## Begin Dataset records

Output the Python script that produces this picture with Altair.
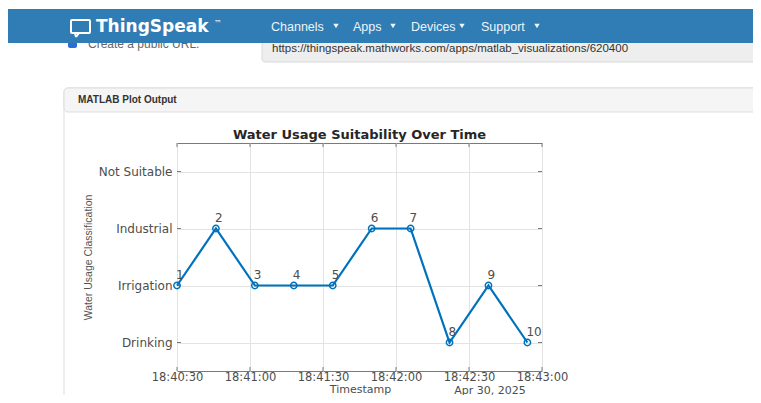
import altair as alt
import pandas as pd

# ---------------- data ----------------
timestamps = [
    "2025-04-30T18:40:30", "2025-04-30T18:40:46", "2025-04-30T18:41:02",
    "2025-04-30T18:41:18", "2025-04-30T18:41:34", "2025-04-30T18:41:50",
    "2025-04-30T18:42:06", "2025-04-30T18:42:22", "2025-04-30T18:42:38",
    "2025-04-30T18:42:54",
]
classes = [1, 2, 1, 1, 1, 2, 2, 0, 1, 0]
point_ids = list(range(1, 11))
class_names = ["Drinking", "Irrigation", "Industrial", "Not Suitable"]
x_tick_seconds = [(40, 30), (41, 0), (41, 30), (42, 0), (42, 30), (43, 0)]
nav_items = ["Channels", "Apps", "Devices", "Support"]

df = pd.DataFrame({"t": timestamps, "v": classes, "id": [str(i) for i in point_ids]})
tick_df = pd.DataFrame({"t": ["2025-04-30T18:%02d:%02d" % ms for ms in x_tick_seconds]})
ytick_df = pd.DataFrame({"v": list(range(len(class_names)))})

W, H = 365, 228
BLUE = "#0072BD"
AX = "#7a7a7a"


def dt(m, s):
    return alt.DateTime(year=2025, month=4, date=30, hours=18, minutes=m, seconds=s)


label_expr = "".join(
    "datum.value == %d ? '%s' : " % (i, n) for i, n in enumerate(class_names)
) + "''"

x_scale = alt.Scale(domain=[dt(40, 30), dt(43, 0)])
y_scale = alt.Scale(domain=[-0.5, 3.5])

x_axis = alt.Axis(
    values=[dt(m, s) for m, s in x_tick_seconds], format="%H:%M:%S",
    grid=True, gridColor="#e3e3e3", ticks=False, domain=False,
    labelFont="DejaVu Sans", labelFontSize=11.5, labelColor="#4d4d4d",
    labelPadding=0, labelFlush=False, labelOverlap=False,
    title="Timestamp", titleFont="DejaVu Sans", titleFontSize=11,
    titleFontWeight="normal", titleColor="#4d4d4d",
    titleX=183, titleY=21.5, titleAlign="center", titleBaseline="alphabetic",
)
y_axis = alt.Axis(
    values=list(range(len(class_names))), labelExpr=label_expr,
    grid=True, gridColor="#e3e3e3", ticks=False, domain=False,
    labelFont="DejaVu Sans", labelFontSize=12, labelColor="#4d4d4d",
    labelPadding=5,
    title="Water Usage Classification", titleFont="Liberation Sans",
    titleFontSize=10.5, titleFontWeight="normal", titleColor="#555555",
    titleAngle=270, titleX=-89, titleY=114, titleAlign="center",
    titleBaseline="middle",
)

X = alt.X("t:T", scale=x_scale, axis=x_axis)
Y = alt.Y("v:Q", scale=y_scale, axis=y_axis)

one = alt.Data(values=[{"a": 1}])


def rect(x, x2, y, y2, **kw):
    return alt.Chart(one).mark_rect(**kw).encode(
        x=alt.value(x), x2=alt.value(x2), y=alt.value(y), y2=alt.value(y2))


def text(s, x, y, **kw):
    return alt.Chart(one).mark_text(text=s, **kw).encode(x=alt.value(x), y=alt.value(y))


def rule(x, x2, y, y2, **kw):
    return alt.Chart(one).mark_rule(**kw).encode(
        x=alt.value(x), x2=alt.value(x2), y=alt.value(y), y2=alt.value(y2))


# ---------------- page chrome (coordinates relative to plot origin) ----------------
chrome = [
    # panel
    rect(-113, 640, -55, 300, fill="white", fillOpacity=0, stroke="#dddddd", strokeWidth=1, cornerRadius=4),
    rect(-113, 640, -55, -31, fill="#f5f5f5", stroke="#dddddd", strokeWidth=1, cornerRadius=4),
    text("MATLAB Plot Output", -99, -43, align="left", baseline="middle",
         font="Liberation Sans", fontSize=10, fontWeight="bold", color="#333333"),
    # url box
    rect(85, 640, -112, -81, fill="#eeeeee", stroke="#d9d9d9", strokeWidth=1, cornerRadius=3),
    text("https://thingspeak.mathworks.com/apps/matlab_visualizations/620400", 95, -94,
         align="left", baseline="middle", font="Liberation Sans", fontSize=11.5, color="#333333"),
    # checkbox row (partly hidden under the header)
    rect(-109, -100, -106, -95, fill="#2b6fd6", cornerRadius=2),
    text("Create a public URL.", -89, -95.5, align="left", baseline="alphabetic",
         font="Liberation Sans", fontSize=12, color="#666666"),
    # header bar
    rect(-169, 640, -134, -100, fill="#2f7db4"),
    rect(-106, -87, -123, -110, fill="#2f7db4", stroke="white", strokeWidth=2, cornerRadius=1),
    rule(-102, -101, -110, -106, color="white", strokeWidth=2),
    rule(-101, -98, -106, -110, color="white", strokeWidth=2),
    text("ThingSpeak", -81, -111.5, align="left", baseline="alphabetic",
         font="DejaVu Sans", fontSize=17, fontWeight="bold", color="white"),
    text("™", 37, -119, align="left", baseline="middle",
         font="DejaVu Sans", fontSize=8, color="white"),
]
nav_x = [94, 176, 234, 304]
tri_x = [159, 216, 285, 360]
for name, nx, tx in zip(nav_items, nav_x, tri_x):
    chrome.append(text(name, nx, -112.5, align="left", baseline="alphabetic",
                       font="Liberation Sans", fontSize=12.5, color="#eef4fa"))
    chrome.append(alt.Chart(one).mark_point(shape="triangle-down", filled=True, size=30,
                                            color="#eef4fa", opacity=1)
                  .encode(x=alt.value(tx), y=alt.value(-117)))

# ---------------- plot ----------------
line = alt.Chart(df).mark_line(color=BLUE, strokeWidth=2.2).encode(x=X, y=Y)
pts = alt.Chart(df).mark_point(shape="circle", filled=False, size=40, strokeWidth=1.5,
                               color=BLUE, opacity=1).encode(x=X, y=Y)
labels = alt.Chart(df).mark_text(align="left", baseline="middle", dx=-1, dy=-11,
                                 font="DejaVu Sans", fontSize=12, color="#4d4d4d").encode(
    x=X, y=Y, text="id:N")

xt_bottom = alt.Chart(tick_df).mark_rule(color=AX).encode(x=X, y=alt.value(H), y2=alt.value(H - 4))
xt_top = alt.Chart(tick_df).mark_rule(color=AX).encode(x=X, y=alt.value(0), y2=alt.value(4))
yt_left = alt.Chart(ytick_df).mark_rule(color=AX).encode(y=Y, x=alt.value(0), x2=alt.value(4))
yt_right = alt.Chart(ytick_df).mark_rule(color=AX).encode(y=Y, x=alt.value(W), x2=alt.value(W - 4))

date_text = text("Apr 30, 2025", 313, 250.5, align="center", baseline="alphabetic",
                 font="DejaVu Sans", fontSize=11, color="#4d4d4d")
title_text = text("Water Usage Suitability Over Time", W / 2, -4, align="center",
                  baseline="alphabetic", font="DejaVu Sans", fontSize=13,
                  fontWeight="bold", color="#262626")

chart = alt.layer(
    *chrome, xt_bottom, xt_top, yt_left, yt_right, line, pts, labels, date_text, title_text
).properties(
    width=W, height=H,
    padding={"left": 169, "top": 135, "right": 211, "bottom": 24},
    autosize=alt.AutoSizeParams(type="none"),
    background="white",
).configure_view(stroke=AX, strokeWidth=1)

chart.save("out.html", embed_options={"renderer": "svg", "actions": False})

## End Dataset records
## Begin Dataset records

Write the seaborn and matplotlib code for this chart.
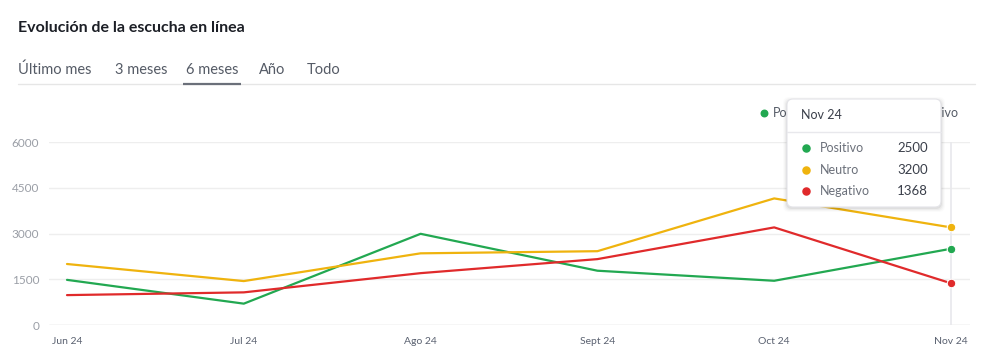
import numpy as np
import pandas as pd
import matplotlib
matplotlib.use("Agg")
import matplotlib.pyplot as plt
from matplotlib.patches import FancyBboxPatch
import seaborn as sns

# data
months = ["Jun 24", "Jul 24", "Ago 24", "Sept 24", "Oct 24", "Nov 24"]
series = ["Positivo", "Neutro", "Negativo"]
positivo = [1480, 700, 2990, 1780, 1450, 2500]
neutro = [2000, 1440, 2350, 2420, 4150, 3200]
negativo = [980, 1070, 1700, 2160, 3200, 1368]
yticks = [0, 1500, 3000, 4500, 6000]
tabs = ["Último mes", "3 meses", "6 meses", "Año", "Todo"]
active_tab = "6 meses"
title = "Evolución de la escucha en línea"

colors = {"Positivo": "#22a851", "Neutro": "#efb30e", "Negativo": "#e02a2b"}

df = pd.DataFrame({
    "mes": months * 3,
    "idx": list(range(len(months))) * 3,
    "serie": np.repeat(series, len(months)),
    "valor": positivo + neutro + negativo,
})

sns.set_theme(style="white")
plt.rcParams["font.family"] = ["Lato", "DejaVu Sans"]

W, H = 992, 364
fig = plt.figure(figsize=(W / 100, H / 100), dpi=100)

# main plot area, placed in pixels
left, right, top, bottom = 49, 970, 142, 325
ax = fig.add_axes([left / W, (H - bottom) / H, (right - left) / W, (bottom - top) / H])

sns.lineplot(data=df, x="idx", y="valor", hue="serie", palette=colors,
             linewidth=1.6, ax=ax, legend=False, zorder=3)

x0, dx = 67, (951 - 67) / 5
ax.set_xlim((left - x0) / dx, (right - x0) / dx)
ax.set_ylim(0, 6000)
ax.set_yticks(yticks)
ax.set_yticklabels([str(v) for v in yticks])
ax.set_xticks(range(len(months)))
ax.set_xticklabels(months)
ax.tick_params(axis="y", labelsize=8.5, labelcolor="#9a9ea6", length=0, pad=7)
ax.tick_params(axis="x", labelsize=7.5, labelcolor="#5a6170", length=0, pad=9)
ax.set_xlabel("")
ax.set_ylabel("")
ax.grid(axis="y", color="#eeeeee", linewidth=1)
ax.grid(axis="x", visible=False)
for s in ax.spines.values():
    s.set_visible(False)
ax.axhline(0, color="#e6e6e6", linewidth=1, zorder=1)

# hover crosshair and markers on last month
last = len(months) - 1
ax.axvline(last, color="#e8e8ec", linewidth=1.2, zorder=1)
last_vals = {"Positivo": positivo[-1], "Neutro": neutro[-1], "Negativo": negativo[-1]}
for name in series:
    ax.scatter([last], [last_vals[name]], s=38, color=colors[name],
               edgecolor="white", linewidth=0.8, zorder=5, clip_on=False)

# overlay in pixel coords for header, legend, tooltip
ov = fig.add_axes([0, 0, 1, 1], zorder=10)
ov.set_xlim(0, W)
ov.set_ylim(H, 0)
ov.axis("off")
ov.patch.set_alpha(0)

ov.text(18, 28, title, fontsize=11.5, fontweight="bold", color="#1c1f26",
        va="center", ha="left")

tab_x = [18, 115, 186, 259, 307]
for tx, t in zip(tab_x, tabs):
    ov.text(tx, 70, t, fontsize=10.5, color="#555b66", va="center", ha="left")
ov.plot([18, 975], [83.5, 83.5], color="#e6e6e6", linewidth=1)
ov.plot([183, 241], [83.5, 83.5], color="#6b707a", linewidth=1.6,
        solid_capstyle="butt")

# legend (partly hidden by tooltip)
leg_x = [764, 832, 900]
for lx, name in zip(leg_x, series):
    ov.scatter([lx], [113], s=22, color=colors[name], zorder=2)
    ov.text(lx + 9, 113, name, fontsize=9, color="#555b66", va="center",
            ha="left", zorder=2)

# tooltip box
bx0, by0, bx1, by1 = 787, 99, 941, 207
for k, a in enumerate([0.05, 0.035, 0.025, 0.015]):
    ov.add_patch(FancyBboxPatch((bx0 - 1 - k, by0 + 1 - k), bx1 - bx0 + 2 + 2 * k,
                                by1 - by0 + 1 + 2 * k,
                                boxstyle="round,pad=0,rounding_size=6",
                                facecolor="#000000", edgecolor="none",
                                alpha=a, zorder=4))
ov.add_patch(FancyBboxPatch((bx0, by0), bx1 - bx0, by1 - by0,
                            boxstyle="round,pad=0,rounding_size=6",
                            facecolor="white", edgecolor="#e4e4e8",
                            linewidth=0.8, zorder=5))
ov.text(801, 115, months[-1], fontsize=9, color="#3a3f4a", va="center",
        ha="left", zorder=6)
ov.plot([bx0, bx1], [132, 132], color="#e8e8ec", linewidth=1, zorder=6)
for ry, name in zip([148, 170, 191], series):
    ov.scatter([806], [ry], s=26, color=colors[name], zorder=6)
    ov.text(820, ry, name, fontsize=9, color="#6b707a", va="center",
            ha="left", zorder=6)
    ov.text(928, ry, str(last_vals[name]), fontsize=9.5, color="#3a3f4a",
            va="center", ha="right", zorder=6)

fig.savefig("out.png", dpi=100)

## End Dataset records

_Problem statement:_ Take every line from the data above that holds "this" and copy it out.

_The solution:_
Output the Python script that produces this picture with Altair.
Write the seaborn and matplotlib code for this chart.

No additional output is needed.